The rise in 2009 was in line with the 2003–2007 pattern of steady increase in account balances and in contrast to the 27.8% decline in 2008, according to the EBRI/ICI report, 401(k) Plan Asset Allocation, Account Balances, and Loan Activity in 2009. The report is based on the records of 20.7 million participants at the end of 2009, including 4.3 million participants who have had 401(k) accounts with the same 401(k) plan each year from year-end 2003 through year-end 2009.
“Retirement savers, by continuing to invest paycheck-by-paycheck, saw the benefits of being in the market in 2009, as stock values generally climbed during the year,” said Sarah Holden, ICI senior director of retirement and investor research, in a statement.
Although 401(k) balances fluctuate based on the stock market, between 2003 and 2009 consistent participants saw an average annual growth rate of 10.5%, jumping to $109,723 as of Dec. 31, 2009, up from $61,106 at year-end 2003. Meanwhile, the Standard & Poor’s 500 stock index rose 26.5% in 2009, while the Russell 2000 index, which measures the small-cap segment of U.S. stocks, shot up 27.2%.

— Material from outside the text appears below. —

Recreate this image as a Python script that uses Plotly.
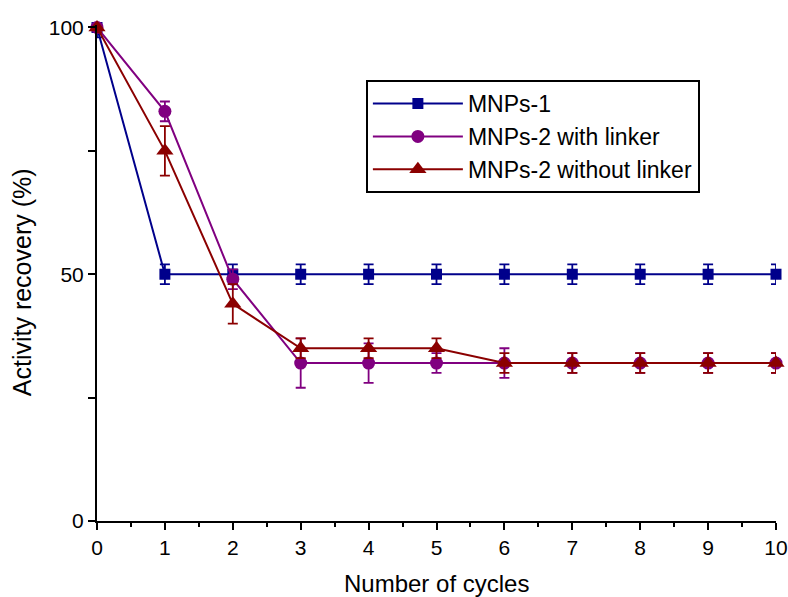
import plotly.graph_objects as go

cycles = [0, 1, 2, 3, 4, 5, 6, 7, 8, 9, 10]

mnps1 = [100, 50, 50, 50, 50, 50, 50, 50, 50, 50, 50]
mnps1_err = [2, 2, 2, 2, 2, 2, 2, 2, 2, 2, 2]

mnps2_linker = [100, 83, 49, 32, 32, 32, 32, 32, 32, 32, 32]
mnps2_linker_err = [1, 2, 2, 5, 4, 2, 3, 2, 2, 2, 2]

mnps2_nolinker = [100, 75, 44, 35, 35, 35, 32, 32, 32, 32, 32]
mnps2_nolinker_err = [1, 5, 4, 2, 2, 2, 2, 2, 2, 2, 2]

names = ["MNPs-1", "MNPs-2 with linker", "MNPs-2 without linker"]
colors = ["#00008B", "#800080", "#8B0000"]
symbols = ["square", "circle", "triangle-up"]
sizes = [11, 13, 15]

FONT = "Liberation Sans, Arial, sans-serif"

fig = go.Figure()
for name, ys, errs, col, sym, sz in zip(
    names,
    [mnps1, mnps2_linker, mnps2_nolinker],
    [mnps1_err, mnps2_linker_err, mnps2_nolinker_err],
    colors, symbols, sizes,
):
    fig.add_trace(go.Scatter(
        x=cycles, y=ys, name=name, mode="lines+markers",
        line=dict(color=col, width=2),
        marker=dict(color=col, symbol=sym, size=sz),
        error_y=dict(type="data", array=errs, visible=True, color=col,
                     thickness=1.8, width=5),
        cliponaxis=False,
    ))

fig.update_layout(
    width=788, height=597,
    margin=dict(l=97, r=12, t=25, b=76),
    plot_bgcolor="white", paper_bgcolor="white",
    font=dict(family=FONT, color="black"),
    showlegend=True,
    legend=dict(
        x=0.396, y=0.889, xanchor="left", yanchor="top",
        bordercolor="black", borderwidth=2, bgcolor="white",
        font=dict(size=23, family=FONT),
        tracegroupgap=0, itemwidth=90,
    ),
    annotations=[
        dict(text="Number of cycles", xref="paper", yref="paper",
             x=0.5, y=-0.127, xanchor="center", yanchor="middle",
             showarrow=False, font=dict(size=24, family=FONT)),
        dict(text="Activity recovery (%)", xref="paper", yref="paper",
             x=-0.110, y=0.482, xanchor="center", yanchor="middle",
             textangle=-90, showarrow=False, font=dict(size=25, family=FONT)),
    ],
)

fig.update_xaxes(
    range=[0, 10], tickmode="linear", tick0=0, dtick=1,
    showline=True, linecolor="black", linewidth=2, mirror=False,
    ticks="outside", ticklen=7, tickwidth=2, tickcolor="black",
    minor=dict(ticks="outside", ticklen=4, tickwidth=2, dtick=0.5, tickcolor="black"),
    showgrid=False, zeroline=False, automargin=False,
    tickfont=dict(size=21, family=FONT),
)
fig.update_yaxes(
    range=[0, 100.5], tickmode="array", tickvals=[0, 50, 100],
    showline=True, linecolor="black", linewidth=2, mirror=False,
    ticks="outside", ticklen=7, tickwidth=2, tickcolor="black",
    minor=dict(ticks="outside", ticklen=7, tickwidth=2, tickvals=[25, 75], tickcolor="black"),
    showgrid=False, zeroline=False, automargin=False,
    tickfont=dict(size=21, family=FONT),
)

fig.write_html("out.html")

Even though 401(k) balances are growing, 21% of participants in plans offering loans had loans outstanding, an increase from the 18% on Dec. 31, 2008 and Dec. 31, 2007. At the end of 2009, 89% of 401(k) participants were in plans offering loans.
While more participants are taking out loans on their retirement accounts, fewer are investing in company stock, with the percentage falling by half of a percentage point to 9.2% in 2009. Recently hired 401(k) participants were generally less likely to hold employer stock, the report said.
The majority of 401(k) assets continued to be invested in stocks, with on average 60% of 401(k) participants’ assets invested in equity securities. Thirty-six percent were in bond securities.
By the end of 2009, 31% of the account balances of recently hired participants in their 20s were invested in target-date funds, a jump of almost 23% from year-end 2008.